▶ DATA BLOCK

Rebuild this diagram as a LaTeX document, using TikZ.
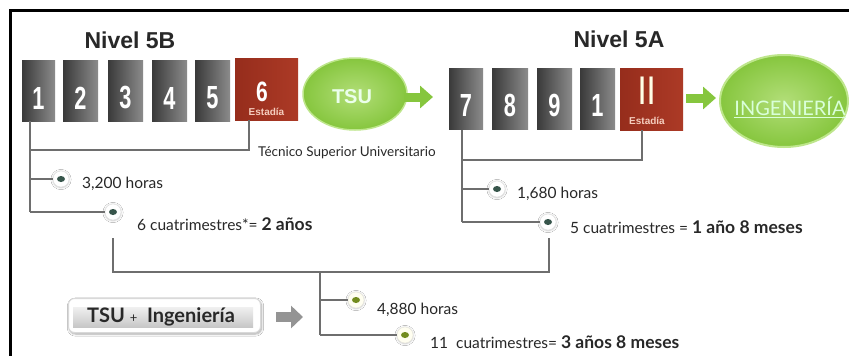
\documentclass[tikz,border=0pt]{standalone}
\usepackage{fontspec}
\usepackage{graphicx}
\setmainfont{Liberation Sans}
\newfontfamily\lato{Lato}
\usetikzlibrary{shapes.geometric,arrows.meta,shadows.blur}
\definecolor{boxL}{RGB}{58,58,58}
\definecolor{boxR}{RGB}{140,140,140}
\definecolor{redbox}{RGB}{172,58,38}
\definecolor{redL}{RGB}{150,45,28}
\definecolor{estcol}{RGB}{245,205,190}
\definecolor{grn}{RGB}{134,198,62}
\definecolor{grnL}{RGB}{178,222,120}
\definecolor{grnrim}{RGB}{190,230,140}
\definecolor{linegray}{RGB}{110,110,110}
\definecolor{dotdark}{RGB}{55,85,75}
\definecolor{dotolive}{RGB}{115,140,30}
\definecolor{txt}{RGB}{40,40,40}
\newcommand{\dig}[1]{{\fontsize{32}{32}\selectfont\bfseries\scalebox{0.68}[1]{#1}}}
\begin{document}
\begin{tikzpicture}[x=1pt,y=-1pt,
  gbox/.style={anchor=north west, inner sep=0pt, minimum width=#1, minimum height=61pt,
    left color=boxL, right color=boxR, text=white},
  rbox/.style={anchor=north west, inner sep=0pt, minimum width=#1, minimum height=62pt,
    left color=redL, right color=redbox, text=white},
  conn/.style={draw=linegray, line width=1.1pt},
  halo/.style={circle, minimum size=16pt, inner sep=0pt, fill=white, draw=black!12,
    blur shadow={shadow blur steps=4, shadow xshift=0pt, shadow yshift=-0.5pt, shadow opacity=25}},
  dotin/.style={ellipse, minimum width=8pt, minimum height=6pt, inner sep=0pt, fill=#1},
  lbl/.style={anchor=west, inner sep=0pt, text=txt, font=\lato\fontsize{15.5}{15.5}\selectfont},
  garrow/.style={line width=9pt, draw=grn, -{Triangle[length=13pt,width=22pt]}},
  level/.style={font=\fontsize{23}{23}\selectfont\bfseries, text=txt, inner sep=0pt}
]
\useasboundingbox (0,0) rectangle (849,356);
\fill[white] (0,0) rectangle (849,356);
% frame (top and left only)
\draw[line width=3pt] (9,10.5) -- (849,10.5);
\draw[line width=3pt] (10.5,9) -- (10.5,356);

% titles
\node[level] (n5b) at (130,40) {Nivel 5B};
\node[level] (n5a) at (619,39) {Nivel 5A};

% first group
\node[gbox=33pt] (b1) at (22,60) {};
\node[gbox=35pt] (b2) at (63,60) {};
\node[gbox=35pt] (b3) at (108,60) {};
\node[gbox=35pt] (b4) at (152,60) {};
\node[gbox=35pt] (b5) at (195,60) {};
\node[rbox=63pt] (b6) at (235,58) {};
\node[text=white, inner sep=0pt] (d1) at (38.5,98) {\dig{1}};
\node[text=white, inner sep=0pt] (d2) at (80.5,98) {\dig{2}};
\node[text=white, inner sep=0pt] (d3) at (125.5,98) {\dig{3}};
\node[text=white, inner sep=0pt] (d4) at (169.5,98) {\dig{4}};
\node[text=white, inner sep=0pt] (d5) at (212.5,98) {\dig{5}};
\node[text=white, inner sep=0pt] (d6) at (262,92) {{\fontsize{28}{28}\selectfont\bfseries\scalebox{0.75}[1]{6}}};
\node[text=estcol, inner sep=0pt, font=\bfseries\fontsize{10}{10}\selectfont] (e6) at (266.5,112) {Estadía};

% TSU ellipse
\node[ellipse, minimum width=104pt, minimum height=72pt, inner sep=0pt,
  draw=grnrim, line width=1.5pt, inner color=grnL, outer color=grn] (tsu) at (355,94) {};
\node[text=white!92!green, font=\bfseries\fontsize{20}{20}\selectfont] (tsut) at (352,97) {TSU};

% second group
\node[gbox=34pt] (b7) at (449,68) {};
\node[gbox=36pt] (b8) at (492,68) {};
\node[gbox=35pt] (b9) at (537,68) {};
\node[gbox=35pt] (b10) at (580,68) {};
\node[rbox=63pt] (b11) at (620,68) {};
\node[text=white, inner sep=0pt] (d7) at (466,105) {\dig{7}};
\node[text=white, inner sep=0pt] (d8) at (510,105) {\dig{8}};
\node[text=white, inner sep=0pt] (d9) at (554.5,105) {\dig{9}};
\node[text=white, inner sep=0pt] (d10) at (597.5,105) {\dig{1}};
\node[text=white!90!yellow, inner sep=0pt] (d11) at (647,91) {{\fontsize{40}{40}\selectfont\bfseries\scalebox{0.55}[1]{I\hspace{4pt}I}}};
\node[text=estcol, inner sep=0pt, font=\bfseries\fontsize{10}{10}\selectfont] (e11) at (647,121) {Estadía};

% Ingenieria ellipse
\node[ellipse, minimum width=128pt, minimum height=92pt, inner sep=0pt,
  draw=grnrim, line width=2pt, inner color=grnL, outer color=grn] (ing) at (784,101) {};
\node[text=white!85!green, font=\lato\fontsize{20}{20}\selectfont, inner sep=0pt] (ingt) at (790,107) {\underline{INGENIERÍA}};

% green arrows
\draw[garrow, shorten <=-4pt, shorten >=16pt] (tsu.east |- 0,97) -- (b7.west |- 0,97);
\draw[garrow, shorten <=3pt, shorten >=3pt] (b11.east |- 0,98) -- (ing.west |- 0,98);

% Tecnico label
\node[lbl, font=\lato\fontsize{13.5}{13.5}\selectfont] (tec) at (258,153) {Técnico Superior Universitario};

% coordinates
\coordinate (L0) at (30,121);
\coordinate (Lb) at (30,150);
\coordinate (Rb) at (249,150);
\coordinate (R0) at (249,120);
\coordinate (L1) at (30,179);
\coordinate (L2) at (30,212);
\coordinate (P0) at (462,130);
\coordinate (Pb) at (462,160);
\coordinate (Qb) at (642,160);
\coordinate (Q0) at (642,130);
\coordinate (P1) at (462,189);
\coordinate (P2) at (462,222);
\coordinate (U1) at (113,238);
\coordinate (U2) at (113,272);
\coordinate (V1) at (549,238);
\coordinate (V2) at (549,272);
\coordinate (M0) at (320,272);
\coordinate (M1) at (320,300);
\coordinate (M2) at (320,335);

% dots
\node[halo] (h1) at (61,179) {};
\node[dotin=dotdark] at (h1) {};
\node[halo] (h2) at (113,212) {};
\node[dotin=dotdark] at (h2) {};
\node[halo] (h3) at (497,189) {};
\node[dotin=dotdark] at (h3) {};
\node[halo] (h4) at (548,222) {};
\node[dotin=dotdark] at (h4) {};
\node[halo, fill=yellow!6, draw=yellow!30!black!15] (h5) at (356,300) {};
\node[dotin=dotolive] at (h5) {};
\node[halo, fill=yellow!6, draw=yellow!30!black!15] (h6) at (405,335) {};
\node[dotin=dotolive] at (h6) {};

% connectors
\draw[conn] (L0) -- (L2);
\draw[conn] (Lb) -- (Rb) -- (R0);
\draw[conn] (L1) -- (h1.west);
\draw[conn] (L2) -- (h2.west);
\draw[conn] (P0) -- (P2);
\draw[conn] (Pb) -- (Qb) -- (Q0);
\draw[conn] (P1) -- (h3.west);
\draw[conn] (P2) -- (h4.west);
\draw[conn] (U1) -- (U2) -- (V2) -- (V1);
\draw[conn] (M0) -- (M2);
\draw[conn] (M1) -- (h5.west);
\draw[conn] (M2) -- (h6.west);

% labels
\node[lbl] (t1) at (82,184) {3,200 horas};
\node[lbl] (t2) at (137,224) {6 cuatrimestres*= \textbf{\fontsize{17.5}{17.5}\selectfont 2 años}};
\node[lbl] (t3) at (517,194) {1,680 horas};
\node[lbl] (t4) at (570,227) {5 cuatrimestres = \textbf{\fontsize{17.5}{17.5}\selectfont 1 año 8 meses}};
\node[lbl] (t5) at (377,310) {4,880 horas};
\node[lbl] (t6) at (430,342) {11\ \ cuatrimestres= \textbf{\fontsize{17.5}{17.5}\selectfont 3 años 8 meses}};

% TSU + Ingenieria box
\node[rounded corners=6pt, minimum width=192pt, minimum height=34pt, anchor=north west,
  fill=white, draw=black!15, line width=1pt,
  blur shadow={shadow blur steps=6, shadow xshift=1pt, shadow yshift=-1.5pt, shadow opacity=35}] (tib) at (68,298) {};
\node[minimum width=180pt, minimum height=20pt, anchor=north west, inner sep=0pt,
  top color=black!6, bottom color=black!22] (tii) at (73,307) {};
\node[text=txt, font=\lato\bfseries\fontsize{20}{20}\selectfont, inner sep=0pt] (tit) at (161,317)
  {TSU {\mdseries\fontsize{13}{13}\selectfont +}\ \ Ingeniería};

% gray arrow
\draw[line width=10pt, draw=black!42, -{Triangle[length=12pt,width=22pt]}] (276,317) -- (303,317);
\end{tikzpicture}
\end{document}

▶ GIVEN EXERCISE
Repeat the lines above, starting at the first and stopping after the line that holds "(n5a) at (619,39)", with the pictures left out.

▶ TASK SOLUTION
Rebuild this diagram as a LaTeX document, using TikZ.
\documentclass[tikz,border=0pt]{standalone}
\usepackage{fontspec}
\usepackage{graphicx}
\setmainfont{Liberation Sans}
\newfontfamily\lato{Lato}
\usetikzlibrary{shapes.geometric,arrows.meta,shadows.blur}
\definecolor{boxL}{RGB}{58,58,58}
\definecolor{boxR}{RGB}{140,140,140}
\definecolor{redbox}{RGB}{172,58,38}
\definecolor{redL}{RGB}{150,45,28}
\definecolor{estcol}{RGB}{245,205,190}
\definecolor{grn}{RGB}{134,198,62}
\definecolor{grnL}{RGB}{178,222,120}
\definecolor{grnrim}{RGB}{190,230,140}
\definecolor{linegray}{RGB}{110,110,110}
\definecolor{dotdark}{RGB}{55,85,75}
\definecolor{dotolive}{RGB}{115,140,30}
\definecolor{txt}{RGB}{40,40,40}
\newcommand{\dig}[1]{{\fontsize{32}{32}\selectfont\bfseries\scalebox{0.68}[1]{#1}}}
\begin{document}
\begin{tikzpicture}[x=1pt,y=-1pt,
  gbox/.style={anchor=north west, inner sep=0pt, minimum width=#1, minimum height=61pt,
    left color=boxL, right color=boxR, text=white},
  rbox/.style={anchor=north west, inner sep=0pt, minimum width=#1, minimum height=62pt,
    left color=redL, right color=redbox, text=white},
  conn/.style={draw=linegray, line width=1.1pt},
  halo/.style={circle, minimum size=16pt, inner sep=0pt, fill=white, draw=black!12,
    blur shadow={shadow blur steps=4, shadow xshift=0pt, shadow yshift=-0.5pt, shadow opacity=25}},
  dotin/.style={ellipse, minimum width=8pt, minimum height=6pt, inner sep=0pt, fill=#1},
  lbl/.style={anchor=west, inner sep=0pt, text=txt, font=\lato\fontsize{15.5}{15.5}\selectfont},
  garrow/.style={line width=9pt, draw=grn, -{Triangle[length=13pt,width=22pt]}},
  level/.style={font=\fontsize{23}{23}\selectfont\bfseries, text=txt, inner sep=0pt}
]
\useasboundingbox (0,0) rectangle (849,356);
\fill[white] (0,0) rectangle (849,356);
% frame (top and left only)
\draw[line width=3pt] (9,10.5) -- (849,10.5);
\draw[line width=3pt] (10.5,9) -- (10.5,356);

% titles
\node[level] (n5b) at (130,40) {Nivel 5B};
\node[level] (n5a) at (619,39) {Nivel 5A};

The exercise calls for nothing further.